On Monday, Sept. 17, 2018, there were no coastal watches or warnings in effect as Joyce was far from land.
At 8:55 a.m. EDT (1205 UTC) the Moderate Resolution Imaging Spectroradiometer or MODIS instrument aboard Aqua captured a visible image of Joyce. Drier air is moving into the depression causing it to lose organization. The dry air is sapping the storm's ability to form the thunderstorms that make up a tropical cyclone. Visible satellite imagery shows a few cloud swirls pivoting around a mean center with only a small amount of strongest thunderstorms displaced about 90 miles northeast of the mean center.
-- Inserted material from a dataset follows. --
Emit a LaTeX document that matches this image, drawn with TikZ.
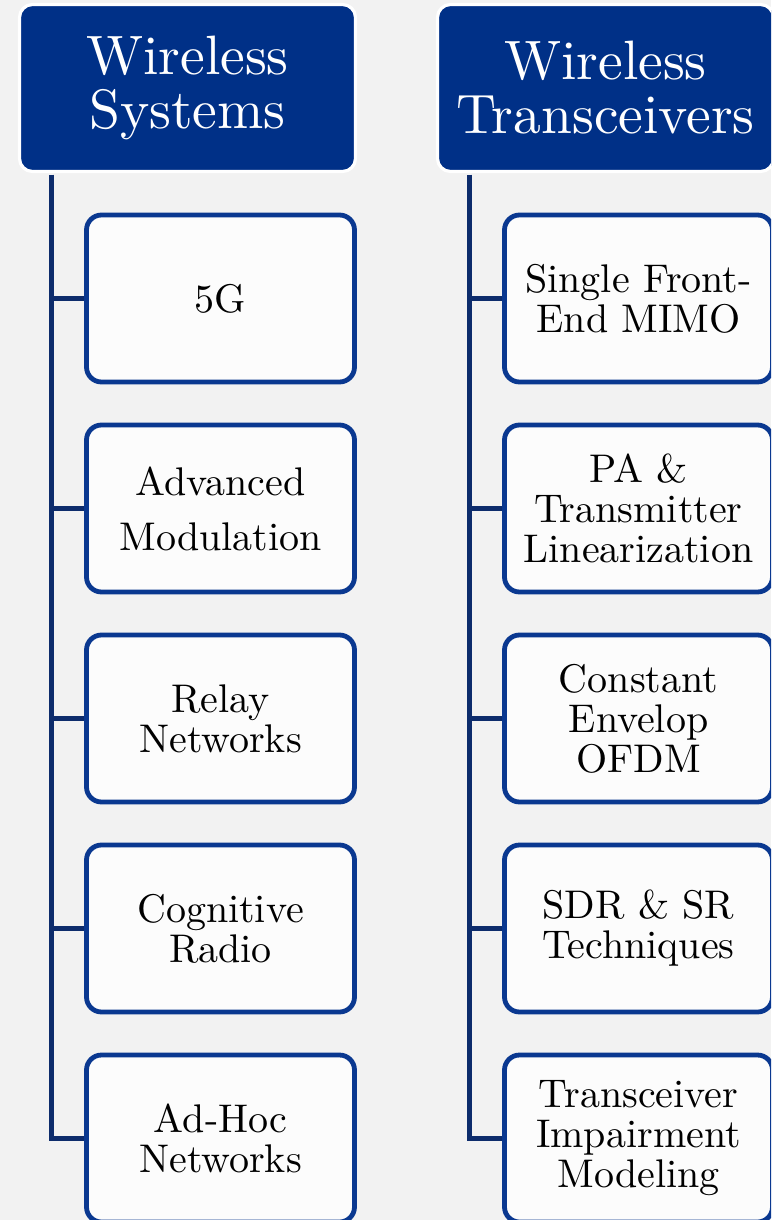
\documentclass[tikz,border=0pt]{standalone}
\usepackage{fontspec}
\setmainfont{lmroman10-regular.otf}
\usetikzlibrary{calc}
\definecolor{bgGray}{HTML}{F2F2F2}
\definecolor{hdrBlue}{HTML}{003087}
\definecolor{boxBlue}{HTML}{0A3890}
\definecolor{trunkBlue}{HTML}{0D2C6C}
\definecolor{boxFill}{HTML}{FCFCFC}
\begin{document}
\begin{tikzpicture}[x=1pt,y=-1pt,
  header/.style={draw=white, line width=3.2pt, fill=hdrBlue, rounded corners=13pt,
    minimum width=336pt, minimum height=167pt, inner sep=0pt,
    text=white, align=center, font=\fontsize{55.5}{54}\selectfont},
  item/.style={draw=boxBlue, line width=4.8pt, fill=boxFill, rounded corners=15pt,
    minimum width=268pt, minimum height=167pt, inner sep=0pt,
    align=center, font=\fontsize{40}{40}\selectfont},
  trunk/.style={draw=trunkBlue, line width=4.3pt}]
  % page area and background
  \useasboundingbox (0,0) rectangle (771,1220);
  \clip (0,0) rectangle (771,1220);
  \fill[bgGray] (0,0) rectangle (771,1220);

  % column headers
  \node[header] (hs) at (187.5,88) {Wireless\\Systems};
  \node[header] (ht) at (605.5,88) {Wireless\\Transceivers};

  % left column items
  \node[item] (l1) at (220.5,298.5) {5G};
  \node[item] (l2) at (220.5,508.5) {Advanced\\[15pt]Modulation};
  \node[item] (l3) at (220.5,718.5) {Relay\\Networks};
  \node[item] (l4) at (220.5,928.5) {Cognitive\\Radio};
  \node[item] (l5) at (220.5,1138.5) {Ad-Hoc\\Networks};

  % right column items
  \node[item] (r1) at (638.5,298.5) {Single Front-\\End MIMO};
  \node[item] (r2) at (638.5,508.5) {PA \&\\Transmitter\\Linearization};
  \node[item] (r3) at (638.5,718.5) {Constant\\Envelop\\OFDM};
  \node[item] (r4) at (638.5,928.5) {SDR \& SR\\Techniques};
  \node[item] (r5) at (638.5,1138.5) {Transceiver\\Impairment\\Modeling};

  % trunks hanging below each header
  \coordinate (lt) at ($(hs.south west)+(33.5,1.6)$);
  \coordinate (rt) at ($(ht.south west)+(33.5,1.6)$);
  \draw[trunk] (lt) |- (l5.west);
  \draw[trunk] (rt) |- (r5.west);
  \foreach \n in {1,2,3,4}{
    \draw[trunk] (lt |- l\n.west) -- (l\n.west);
    \draw[trunk] (rt |- r\n.west) -- (r\n.west);
  }
\end{tikzpicture}
\end{document}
At 11 a.m. EDT (1500 UTC) on Sept. 17, the center of Tropical Depression Joyce was located near latitude 34.0 degrees north and longitude 28.4 degrees west. That's 280 miles (465 km) south-southwest of the Azores Islands.
The National Hurricane Center or NHC said the depression is moving toward the east-southeast near 8 mph (13 kph) and this forward speed is expected to continue while turning toward the southeast today, south on Tuesday, and southwest on Wednesday, Sept. 19. The estimated minimum central pressure is 1008 millibars. Maximum sustained winds are near 35 mph (55 kph) with higher gusts. Some weakening is forecast during the next 48 hours.
Joyce is expected to become a remnant low tonight or Tuesday, Sept. 18.